Originally Posted By: cmateraI wouldn’t bother with the .19 die and extra step. I do it because I’m anal. Definitely not required, and the few pieces of brass you might lose is not worth it.

Haha I’m pretty anal as well. At work if it’s not perfect it’s wrong. Same goes with the things I take pride in. My main issue atm besides this is a pricey project I can’t seem to talk myself out of is, I’m new to wildcats mainly reload .223/5.56, 308, 30-06 and 300wm. Have 243 and the main pistol caliber dies just haven’t dived in to that yet. Is neck turning necessary with this and how difficult is it. Obviously I want the best accuracy possible but also wanted a budget easy 17 cal just wanna know what I’m getting myself into. My new card finally got here so I can order my barrel tomorrow as long as I’m gtg on all the info I’m seeking...
 
I thought I already answered this but maybe it was not recieved.
Neck turning? Necessary? If the chamber is loose, maybe not. If the chamber is NOT loose, then yes. Without turning necks the accuracy I get is not good enough for the caliber's intended uses. It also makes for very short brass life as the pressures are inconsistent and often high, it also makes for difficult chambering and unfired cartridge extraction.

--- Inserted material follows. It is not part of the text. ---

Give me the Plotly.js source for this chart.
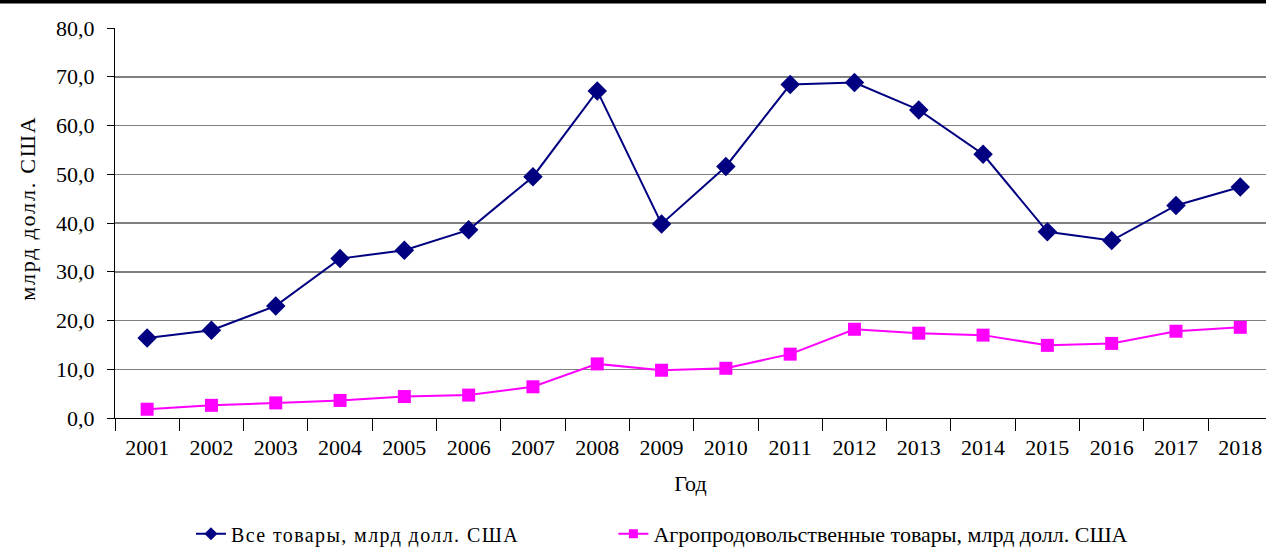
<!DOCTYPE html>
<html>
<head>
<meta charset="utf-8">
<script src="https://cdn.plot.ly/plotly-3.0.1.min.js"></script>
<style>
html,body{margin:0;padding:0;background:#fff;}
#chart{width:1266px;height:549px;}
text.legendtext{letter-spacing:1.4px;}
text.annotation-text{letter-spacing:1.8px;}
</style>
</head>
<body>
<div id="chart"></div>
<script>
const years = ["2001","2002","2003","2004","2005","2006","2007","2008","2009","2010","2011","2012","2013","2014","2015","2016","2017","2018"];
const allGoods = [16.4,18.0,23.0,32.7,34.4,38.6,49.5,67.1,39.8,51.6,68.4,68.8,63.2,54.1,38.2,36.4,43.6,47.4];
const agroGoods = [1.8,2.6,3.1,3.6,4.4,4.7,6.4,11.1,9.8,10.2,13.1,18.2,17.4,17.0,14.9,15.3,17.8,18.6];
const seriesNames = ["Все товары, млрд долл. США","Агропродовольственные товары, млрд долл. США"];
const yTitle = "млрд долл. США";
const xTitle = "Год";

const font = "Times New Roman, Liberation Serif, DejaVu Serif, serif";
const navy = "#000080", magenta = "#FF00FF";
const traces = [
  {x: years, y: allGoods, name: seriesNames[0], type: "scatter", mode: "lines+markers", showlegend: false,
   line: {color: navy, width: 2}, marker: {symbol: "diamond", size: 15, color: navy}},
  {x: years, y: agroGoods, name: seriesNames[1], type: "scatter", mode: "lines+markers", showlegend: false,
   line: {color: magenta, width: 2}, marker: {symbol: "square", size: 13, color: magenta}},
  // legend entries (small legend markers as in the reference)
  {x: [null], y: [null], name: seriesNames[0], type: "scatter", mode: "lines+markers", legend: "legend",
   line: {color: navy, width: 2}, marker: {symbol: "diamond", size: 10, color: navy}},
  {x: [null], y: [null], name: seriesNames[1], type: "scatter", mode: "lines+markers", legend: "legend2",
   line: {color: magenta, width: 2}, marker: {symbol: "square", size: 9, color: magenta}}
];
const legendBase = {orientation: "h", y: -0.297, xanchor: "left", yanchor: "middle",
  font: {family: font, size: 20, color: "#000"}, bgcolor: "rgba(255,255,255,0)", itemwidth: 30};
const layout = {
  width: 1266, height: 549,
  margin: {l: 115, r: 0, t: 28, b: 131, autoexpand: false},
  paper_bgcolor: "#fff", plot_bgcolor: "#fff",
  separators: ", ",
  font: {family: font, size: 22, color: "#000"},
  showlegend: true,
  legend: Object.assign({}, legendBase, {x: 0.066}),
  legend2: Object.assign({}, legendBase, {x: 0.433, font: {family: font, size: 22, color: "#000"}}),
  xaxis: {type: "category", range: [-0.5, 17.4], showgrid: false, zeroline: false,
    showline: true, linecolor: "#000", linewidth: 1,
    ticks: "outside", tickson: "boundaries", ticklen: 12, tickcolor: "#000", tickwidth: 1,
    tickfont: {family: font, size: 22}, ticklabelstandoff: 10,
    title: {text: xTitle, font: {family: font, size: 22}, standoff: 16}},
  yaxis: {range: [0, 80], dtick: 10, tickformat: ".1f", showgrid: true, gridcolor: "#808080", gridwidth: 1.5,
    zeroline: false, showline: true, linecolor: "#000", linewidth: 1,
    ticks: "outside", ticklen: 7, tickcolor: "#000",
    tickfont: {family: font, size: 22}, ticklabelstandoff: 8},
  annotations: [
    {text: yTitle, xref: "paper", yref: "paper", x: -0.076, y: 0.538, xanchor: "center", yanchor: "middle",
     textangle: -90, showarrow: false, font: {family: font, size: 22, color: "#000"}}
  ],
  shapes: [
    {type: "rect", xref: "paper", yref: "paper", x0: -0.2, x1: 1.1, y0: 1.063, y1: 1.2, fillcolor: "#000", line: {width: 0}}
  ]
};
Plotly.newPlot("chart", traces, layout, {displayModeBar: false, staticPlot: true});
</script>
</body>
</html>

So, if you like to fight to get an unfired round out of the chamber, like when you get back to the truck after hunting, if you like the occasional primer loose in the trigger group, or you like mediocre accuracy, or you like to use the formed brass 1 time, then run them as formed.
The round is a good one, just shot my first coyote of the season yesterday with mine, tiny entrance hole, no exit hole. Dead coyote. Sure, you can't shoot them in the guts or lower leg or in the hind quarter and expect them to drop, but hit where you are supposed to and there will be no problems.

If neck turning is too much effort, go with a 17 remington.